Dans la version numérique de l’ouvrage, le texte et les illustrations sont similaires à l’édition imprimée parue la même année ; néanmoins, à de nombreux endroits des animations et de la musique se mettent en marche quand le lecteur tourne une page. Les musiques sont en général assez courtes : ainsi, le même thème musical est joué au piano à chaque double page contenant l’illustration du papillon. Les animations sont également thématiques : par exemple, lorsque le Conteur raconte son exploration de la Vallée de Sel, les mots sur la page apparaissent et disparaissent, accompagnés d’un bruit de respiration, pour évoquer la nature vacillante des choses en cet endroit. Lorsque des illustrations de bougie sont présentes, leur fumée s’élève en traits fins couturés vers le haut de la page. Quand Belinda est coupée par l’épée de cinquante ans, les mots et les traits de couture sur la page apparaissent de façon brusque, accompagnés d’une musique discordante.[4]

Comme dans la version imprimée, il est donc question de mots et d’images qui apparaissent ou disparaissent, d’une absence représentée sur la surface de la page ou de l’écran. Mais le support numérique permet un rapport du texte à l’absence plus dynamique, et évoque cette fois-ci les réflexions de Jacques Derrida sur la trace. Contrairement au texte d’origine, en effet, le texte de The Fifty Year Sword est bien ici une trace, « le simulacre d’une présence qui se disloque, se déplace, se renvoie n’a proprement pas lieu, l’effacement appartient à sa structure » (Derrida 1972, 25) ; une trace qui peut s’effacer aussi rapidement qu’elle est apparue. Notons d’ailleurs que le support numérique, qui ne permet pas une approche globale du récit, incite également à un effacement du livre en tant qu’objet, et en tant que totalité. Le texte n’est plus perçu que de façon fragmentaire, et les coutures de la reliure, apparentes dans la version imprimée comme dans la version numérique, rappellent alors au lecteur, de façon quelque peu ironique, la suture possible du récit qui lui est nié dans cette version-ci.

Il y a donc dans les deux versions du récit une insistance sur le fragmentaire et l’éphémère, qui prend tout son sens sur tablette : l’histoire disparaît dès que la page est tournée, dès que la soirée d’Halloween est terminée.
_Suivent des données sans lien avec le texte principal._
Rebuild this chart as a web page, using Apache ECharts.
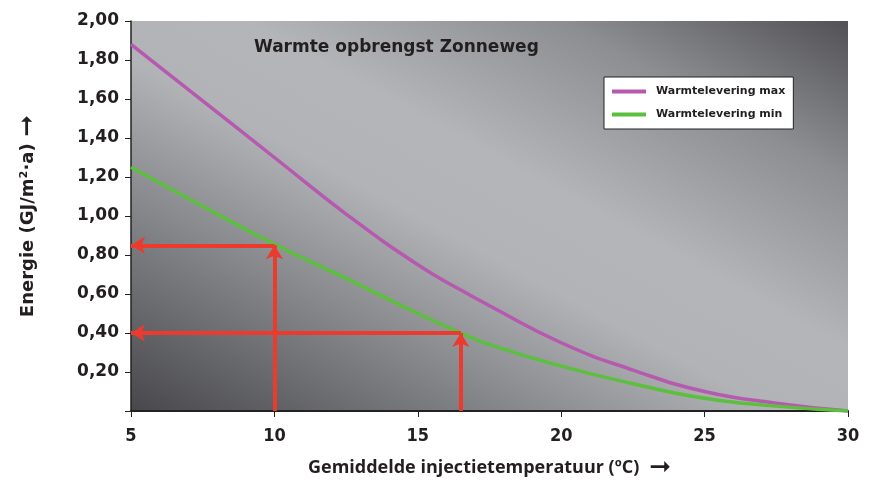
<!DOCTYPE html>
<html>
<head>
<meta charset="utf-8">
<script src="https://cdn.jsdelivr.net/npm/echarts@6/dist/echarts.min.js"></script>
<style>
  html, body { margin: 0; padding: 0; background: #fff; }
  #chart { width: 878px; height: 482px; }
</style>
</head>
<body>
<div id="chart"></div>
<script>
// temperaturen (x) en energie (y)
const temps = [5, 7.5, 10, 12.5, 15, 16.5, 17.5, 20, 22.5, 25, 27.5, 30]
const maxValues = [1.88, 1.59, 1.30, 1.01, 0.75, 0.62, 0.54, 0.35, 0.21, 0.10, 0.04, 0.00]
const minValues = [1.25, 1.05, 0.855, 0.68, 0.50, 0.40, 0.34, 0.23, 0.14, 0.065, 0.025, 0.00]
// afleespijlen
const readX = [10, 16.5]
const readY = [0.85, 0.40]
const xTicks = [5, 10, 15, 20, 25, 30]

const chart = echarts.init(document.getElementById('chart'))

const arrows = []
readX.forEach((x, i) => {
  arrows.push([{ coord: [x, 0] }, { coord: [x, readY[i]] }])
  arrows.push([{ coord: [x, readY[i]] }, { coord: [xTicks[0], readY[i]] }])
})

const option = {
  animation: false,
  title: {
    text: 'Warmte opbrengst Zonneweg',
    left: 249,
    top: 34,
    textStyle: { fontFamily: 'DejaVu Sans', fontWeight: 'bold', fontSize: 17, color: '#231f20' }
  },
  legend: {
    orient: 'vertical',
    left: 604,
    top: 77,
    width: 191,
    padding: [9, 8, 9, 8],
    itemGap: 12,
    itemWidth: 34,
    itemHeight: 4,
    icon: 'rect',
    backgroundColor: '#fff',
    borderColor: '#222',
    borderWidth: 1,
    borderRadius: 0,
    data: ['Warmtelevering max', 'Warmtelevering min'],
    textStyle: { fontFamily: 'DejaVu Sans', fontWeight: 'bold', fontSize: 11, color: '#231f20', padding: [0, 0, 0, 5] }
  },
  grid: {
    left: 131,
    right: 30,
    top: 21,
    bottom: 71,
    outerBoundsMode: 'none',
    show: true,
    borderWidth: 0,
    // licht over de diagonaal linksboven - rechtsonder
    backgroundColor: new echarts.graphic.LinearGradient(0.272, 1.271, 0.728, -0.271, [
      { offset: 0, color: '#47474c' },
      { offset: 0.22, color: '#7b7c80' },
      { offset: 0.45, color: '#b1b3b6' },
      { offset: 0.58, color: '#b3b5b8' },
      { offset: 0.8, color: '#8d8e92' },
      { offset: 1, color: '#525256' }
    ])
  },
  xAxis: {
    type: 'value',
    min: 5,
    max: 30,
    interval: 5,
    name: '{t|Gemiddelde injectietemperatuur (ºC)}   {a|➞}',
    nameLocation: 'middle',
    nameGap: 44,
    nameTextStyle: {
      rich: {
        t: { fontFamily: 'Open Sans', fontWeight: 'bold', fontSize: 18, color: '#231f20' },
        a: { fontFamily: 'DejaVu Sans', fontSize: 26, color: '#231f20' }
      }
    },
    axisLine: { lineStyle: { color: '#222', width: 2 } },
    axisTick: { show: true, length: 6, lineStyle: { color: '#222', width: 1 } },
    axisLabel: {
      margin: 16,
      fontFamily: 'Liberation Sans Narrow, DejaVu Sans Condensed',
      fontWeight: 'bold',
      fontSize: 18,
      color: '#231f20',
      customValues: xTicks
    },
    splitLine: { show: false }
  },
  yAxis: {
    type: 'value',
    min: 0,
    max: 2,
    interval: 0.2,
    name: '{t|Energie (GJ/m²·a)}  {a|➞}',
    nameLocation: 'middle',
    nameGap: 90,
    nameRotate: 90,
    nameTextStyle: {
      rich: {
        t: { fontFamily: 'DejaVu Sans', fontWeight: 'bold', fontSize: 18, color: '#231f20' },
        a: { fontFamily: 'DejaVu Sans', fontSize: 26, color: '#231f20' }
      }
    },
    axisLine: { show: true, lineStyle: { color: '#222', width: 1.5 } },
    axisTick: { show: true, length: 6, lineStyle: { color: '#222', width: 1 } },
    axisLabel: {
      margin: 12,
      fontFamily: 'DejaVu Sans',
      fontWeight: 'bold',
      fontSize: 17,
      color: '#231f20',
      formatter: v => (v === 0 ? '' : v.toFixed(2).replace('.', ','))
    },
    splitLine: { show: false }
  },
  series: [
    {
      name: 'Warmtelevering max',
      type: 'line',
      smooth: true,
      symbol: 'none',
      color: '#b55aae',
      lineStyle: { width: 3.5, color: '#b55aae' },
      data: temps.map((t, i) => [t, maxValues[i]])
    },
    {
      name: 'Warmtelevering min',
      type: 'line',
      smooth: true,
      symbol: 'none',
      color: '#5cbf3e',
      lineStyle: { width: 3.5, color: '#5cbf3e' },
      data: temps.map((t, i) => [t, minValues[i]]),
      markLine: {
        silent: true,
        symbol: ['none', 'arrow'],
        symbolSize: [13, 14],
        label: { show: false },
        lineStyle: { type: 'solid', color: '#ec3a2e', width: 4 },
        emphasis: { disabled: true },
        data: arrows
      }
    }
  ]
}

chart.setOption(option)
</script>
</body>
</html>
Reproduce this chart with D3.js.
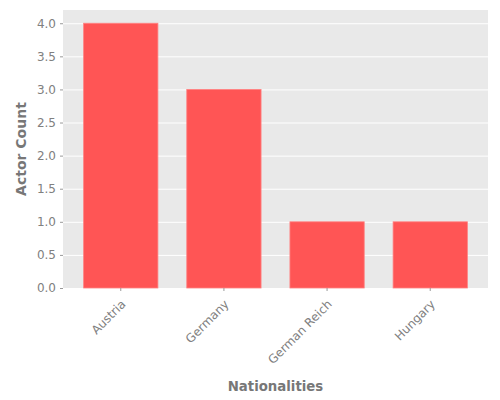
<!DOCTYPE html>
<html>
<head>
<meta charset="utf-8">
<script src="https://cdn.jsdelivr.net/npm/d3@7"></script>
<style>
  body { margin: 0; background: #fff; }
  svg { display: block; }
  svg text { font-family: "DejaVu Sans", sans-serif; }
</style>
</head>
<body>
<div id="chart"></div>
<script>
const nationalities = ['Austria', 'Germany', 'German Reich', 'Hungary'];
const actorCounts = [4, 3, 1, 1];
const yTicks = [0, 0.5, 1, 1.5, 2, 2.5, 3, 3.5, 4];

const width = 500, height = 400;
const margin = { top: 10, right: 12, bottom: 112, left: 63 };

const svg = d3.select('#chart').append('svg')
    .attr('width', width)
    .attr('height', height);

const innerW = width - margin.left - margin.right;
const innerH = height - margin.top - margin.bottom;

const g = svg.append('g')
    .attr('transform', `translate(${margin.left},${margin.top})`);

const x = d3.scaleBand()
    .domain(nationalities)
    .range([0, innerW])
    .paddingInner(0.28)
    .paddingOuter(0.2);

const y = d3.scaleLinear()
    .domain([0, 4.2])
    .range([innerH, 0]);

// panel background
g.append('rect')
    .attr('width', innerW)
    .attr('height', innerH)
    .attr('fill', '#e9e9e9');

// horizontal grid
g.selectAll('.grid')
    .data(yTicks)
    .enter()
    .append('line')
    .attr('x1', 0)
    .attr('x2', innerW)
    .attr('y1', d => y(d) + 0.5)
    .attr('y2', d => y(d) + 0.5)
    .attr('stroke', '#fff')
    .attr('stroke-width', 1);

// bars
g.selectAll('.bar')
    .data(nationalities.map((n, i) => ({ n, v: actorCounts[i] })))
    .enter()
    .append('rect')
    .attr('x', d => x(d.n))
    .attr('y', d => y(d.v))
    .attr('width', x.bandwidth())
    .attr('height', d => innerH - y(d.v))
    .attr('fill', '#ff5555')
    .attr('stroke', '#ff8080')
    .attr('stroke-width', 0.8);

// y axis
const yAxis = g.append('g')
    .call(d3.axisLeft(y).tickValues(yTicks).tickFormat(d3.format('.1f')).tickSize(3).tickPadding(4));
yAxis.select('.domain').remove();
yAxis.selectAll('line').attr('stroke', '#999');
yAxis.selectAll('text')
    .style('font-family', '"DejaVu Sans", sans-serif')
    .style('font-size', '12px')
    .attr('fill', '#808080');

// x axis
const xAxis = g.append('g')
    .attr('transform', `translate(0,${innerH})`)
    .call(d3.axisBottom(x).tickSize(3).tickPadding(3));
xAxis.select('.domain').remove();
xAxis.selectAll('line').attr('stroke', '#999');
xAxis.selectAll('text')
    .style('font-family', '"DejaVu Sans", sans-serif')
    .style('font-size', '12px')
    .attr('fill', '#808080')
    .style('text-anchor', 'end')
    .attr('x', -8)
    .attr('y', 16)
    .attr('dy', 0)
    .attr('transform', 'rotate(-45)');

// axis titles
svg.append('text')
    .attr('x', margin.left + innerW / 2)
    .attr('y', 391)
    .attr('text-anchor', 'middle')
    .style('font-size', '13.3px')
    .style('font-weight', 'bold')
    .attr('fill', '#777')
    .text('Nationalities');

svg.append('text')
    .attr('transform', `translate(26,${margin.top + innerH / 2}) rotate(-90)`)
    .attr('text-anchor', 'middle')
    .style('font-size', '14px')
    .style('font-weight', 'bold')
    .attr('fill', '#777')
    .text('Actor Count');
</script>
</body>
</html>
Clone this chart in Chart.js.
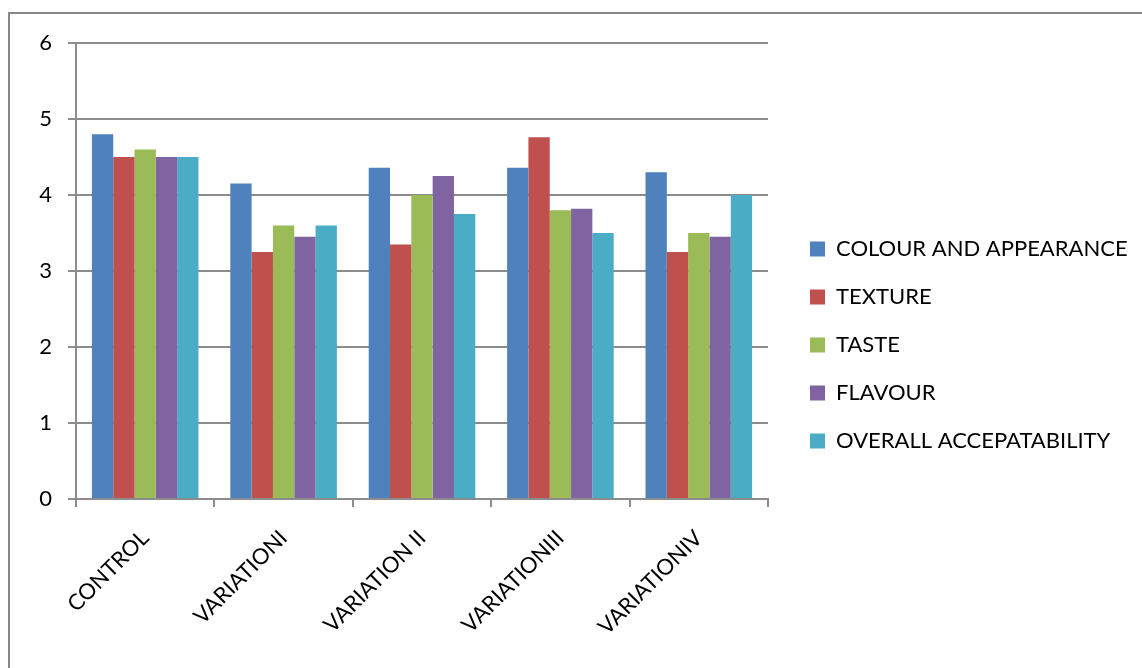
<!DOCTYPE html>
<html>
<head>
<meta charset="utf-8">
<script src="https://cdn.jsdelivr.net/npm/chart.js@4.4.1/dist/chart.umd.min.js"></script>
<style>
  html, body { margin: 0; padding: 0; background: #fff; overflow: hidden; }
  #frame { position: absolute; left: 8px; top: 12px; width: 1200px; height: 700px;
           border-left: 2px solid #878787; border-top: 2px solid #878787; }
  #wrap { position: absolute; left: 0; top: 0; width: 1142px; height: 668px; }
</style>
</head>
<body>
<div id="frame"></div>
<div id="wrap"><canvas id="chart"></canvas></div>
<script>
// values
var categories = ['CONTROL', 'VARIATIONI', 'VARIATION II', 'VARIATIONIII', 'VARIATIONIV'];
var seriesNames = ['COLOUR AND APPEARANCE', 'TEXTURE', 'TASTE', 'FLAVOUR', 'OVERALL ACCEPATABILITY'];
var colourAppearance = [4.8, 4.15, 4.36, 4.36, 4.3];
var texture = [4.5, 3.25, 3.35, 4.76, 3.25];
var taste = [4.6, 3.6, 4.0, 3.8, 3.5];
var flavour = [4.5, 3.45, 4.25, 3.82, 3.45];
var overall = [4.5, 3.6, 3.75, 3.5, 4.0];
var yTicks = [0, 1, 2, 3, 4, 5, 6];

var colors = ['#4F81BD', '#C0504D', '#9BBB59', '#8064A2', '#4BACC6'];
var allSeries = [colourAppearance, texture, taste, flavour, overall];

var FONT = 'Lato';
var FSIZE = 22;
var gridColor = '#8c8c8c';

Chart.defaults.color = '#000';
Chart.defaults.font.family = FONT;
Chart.defaults.font.size = FSIZE;

// legend box should start at x=810, so work out the right padding from the widest label
var mctx = document.createElement('canvas').getContext('2d');
mctx.font = FSIZE + 'px ' + FONT;
var widest = Math.max.apply(null, seriesNames.map(function (s) { return mctx.measureText(s).width; }));
var legendPad = 26;
var legendWidth = legendPad + 15 + FSIZE / 2 + widest + 10;
var padRight = Math.max(0, 1142 - 784 - legendWidth);

var datasets = allSeries.map(function (vals, i) {
  return {
    label: seriesNames[i],
    data: vals,
    backgroundColor: colors[i],
    borderWidth: 0,
    barPercentage: 1,
    categoryPercentage: 0.77
  };
});

var ctx = document.getElementById('chart').getContext('2d');
var myChart = new Chart(ctx, {
  type: 'bar',
  data: { labels: categories, datasets: datasets },
  options: {
    responsive: true,
    maintainAspectRatio: false,
    animation: false,
    layout: { padding: { left: 0, top: 43, right: padRight, bottom: 21 } },
    plugins: {
      legend: {
        position: 'right',
        align: 'center',
        maxWidth: 420,
        labels: {
          boxWidth: 15,
          boxHeight: 15,
          padding: legendPad,
          font: { size: FSIZE, family: FONT }
        }
      },
      tooltip: { enabled: false }
    },
    scales: {
      x: {
        grid: { offset: true, drawOnChartArea: false, drawTicks: true, tickLength: 8, color: gridColor, lineWidth: 2 },
        border: { display: true, color: gridColor, width: 2 },
        ticks: { autoSkip: false, minRotation: 45, maxRotation: 45, padding: 18 },
        afterFit: function (s) { s.height = 148; }
      },
      y: {
        min: 0,
        max: 6,
        afterBuildTicks: function (s) { s.ticks = yTicks.map(function (v) { return { value: v }; }); },
        grid: { color: gridColor, lineWidth: 2, drawTicks: true, tickLength: 8 },
        border: { display: true, color: gridColor, width: 2 },
        ticks: { padding: 16 },
        afterFit: function (s) { s.width = 76; }
      },
      // empty spacer between plot and legend
      gap: {
        type: 'linear',
        position: 'right',
        grid: { display: false },
        border: { display: false },
        ticks: { display: false },
        afterFit: function (s) { s.width = 16; }
      }
    }
  }
});
</script>
</body>
</html>
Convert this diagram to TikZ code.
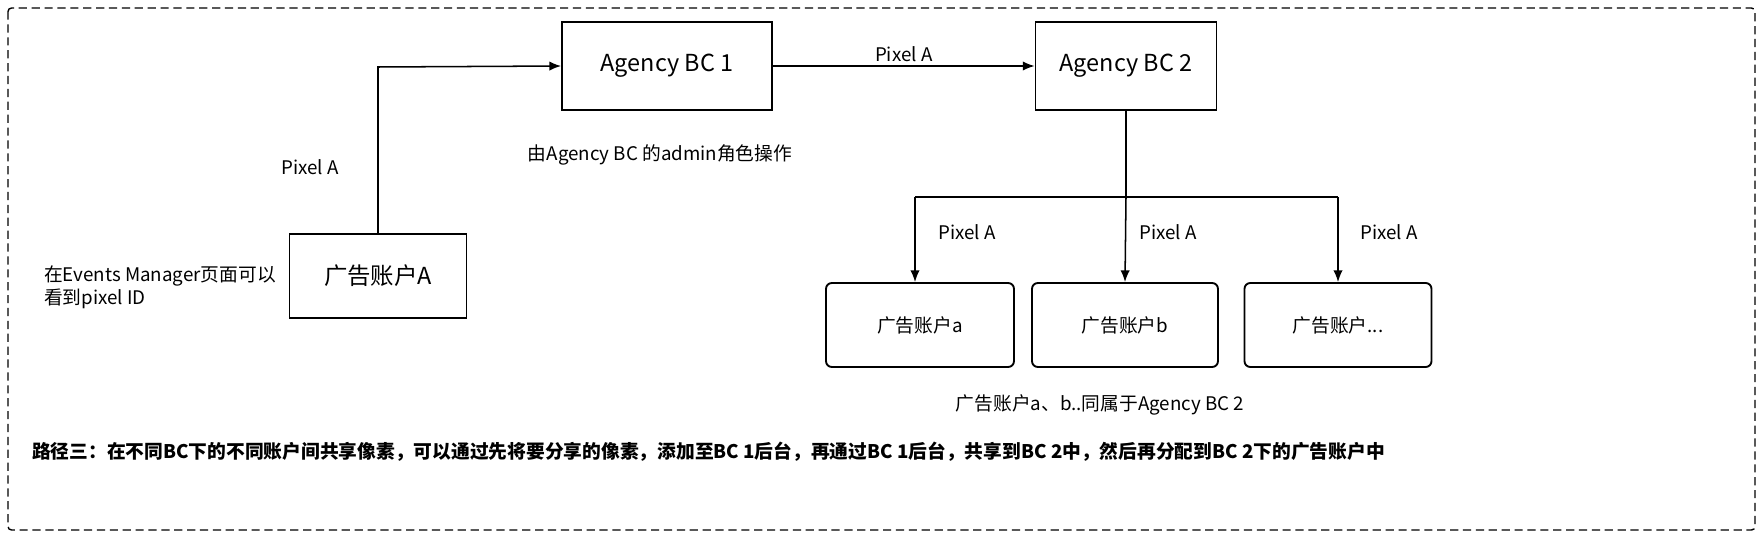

C’est uniquement sous forme de codex, cette forme ancienne de littérature, encore capable d’innombrables métamorphoses, comme les œuvres de Mark Z. Danielewski le prouvent, que le texte est suturé pour faire du récit une forme durable, innovante, et concrète.

Conclusion

Octave Uzanne chantait les louanges du papier et de sa matérialité : sa texture et son odeur particulière, sa matérialité dont les bibliophiles raffolent et qui amène cette valeur ajoutée à la lecture. Pourtant, les trois œuvres dont il est question dans cet article trouvent d’autres façons de parler de cette matérialité, non pas en l’émulant, mais en déplaçant la poétique du toucher sur d’autres plans : bien que dématérialisé et donc potentiellement indestructible, le récit met en avant son éphéméralité, sa fragmentation, sa déconstruction.

Les applications tirées des œuvres de Danielewski, Saporta et Phillips sont loin d’être parfaites – Composition No. 1 version iPad, par exemple, réduit l’exploration du paysage typographique à sa portion congrue ; A Humument se rapproche dangereusement de la simple numérisation – et il existe bien d’autres exemples de littérature purement numérique plus innovante dans sa multimédialité. Mais c’est avant tout par leur rôle de passerelles que ces récits ont leur importance ; il leur est nécessaire d’adapter le message au médium, et non l’inverse, tout en ne trahissant pas les intentions d’origine des auteurs. Ainsi, ces trois œuvres n’ont pas été choisies par hasard puisqu’elles sont toutes trois protéiformes : au-delà de l’adaptation numérique, The Fifty Year Sword est présenté sous forme de lecture théâtrale les soirs d’Halloween depuis 2010 ; Composition No. 1 a fait l’objet d’une lecture publique aux allures de flashmob ; enfin, le matériau de A Humument a été utilisé par Phillips pour produire des tableaux, des opéras, des sculptures, ou d’autres livres. Le numérique est donc loin d’être la forme ultime du livre, tout comme il n’y a aucune raison de sacraliser à outrance le livre imprimé. La littérature est un mouvement, une évolution perpétuelle, et surtout une source de réinvention permanente, dans laquelle l’œil et la main auront toujours leur place.